Sony, Cablevision unveil digital set-top

Sony Electronics and cable operator Cablevision Systems used the occasion of CES to introduce the next-generation digital set-top that Sony is building for Cablevision as part of a three-year, $1 billion agreement reached in September 1999.

The Sony interactive set-top will drive Cablevision's push to deliver new services, such as video-on-demand, e-mail and Web browsing through the TV. To demonstrate the potential of the Cablevision box, Sony created a fully functional mini cable headend in Las Vegas that included Harmonic transmission equipment, SeaChange video servers and Web servers.

According to Wilt Hildenbrand, Cablevision executive vice president of engineering and technology, the cable operator will start a pilot program with the Sony boxes this month, probably in Nassau County, New York. Commercial rollout of the boxes will begin by early June, with Cablevision using its The Wiz retail stores to distribute the boxes to customers. Although Cablevision will rely on a retail channel to aid the boxes' distribution, they will not be a retail product but instead will be provided on a lease basis to customers, who will swap out their old analog boxes.

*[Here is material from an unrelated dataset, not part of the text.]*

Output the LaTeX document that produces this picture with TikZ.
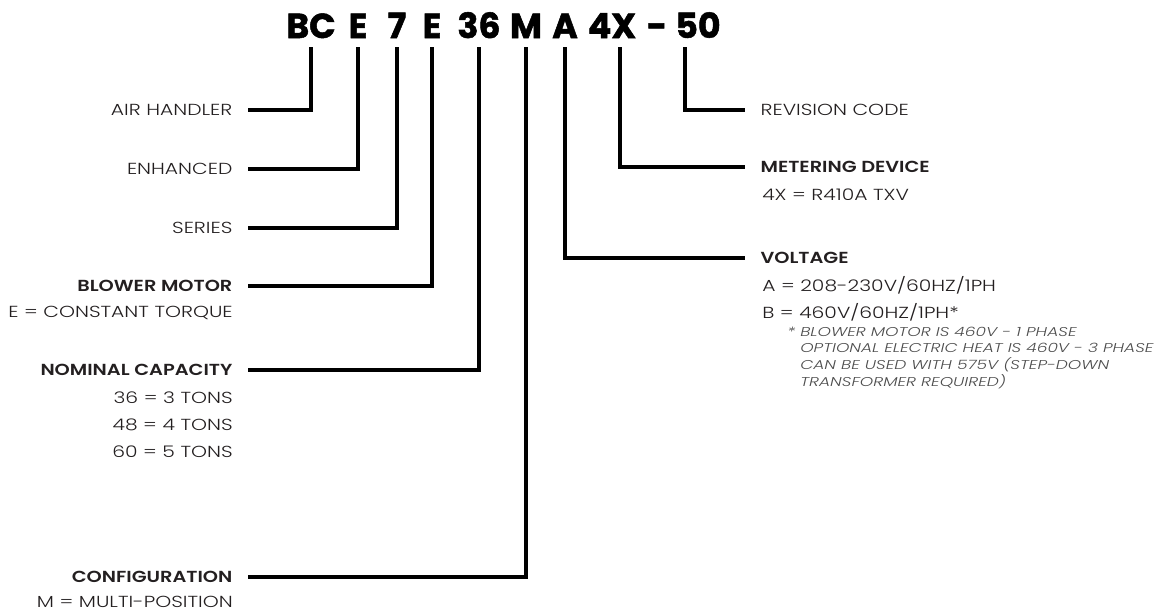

Selling the boxes on a retail basis wouldn't get Cablevision to its goal of a full digital swap-out in the next 31/2 years, says Hildenbrand. "If the sale model is voluntary, we'd never roll out three million boxes in three years," he says. Cablevision is expected to roll out some 500,000 Sony set-tops this year.

Cablevision won't disclose the price of the Sony boxes, saying only that they are somewhere between $300 and $400.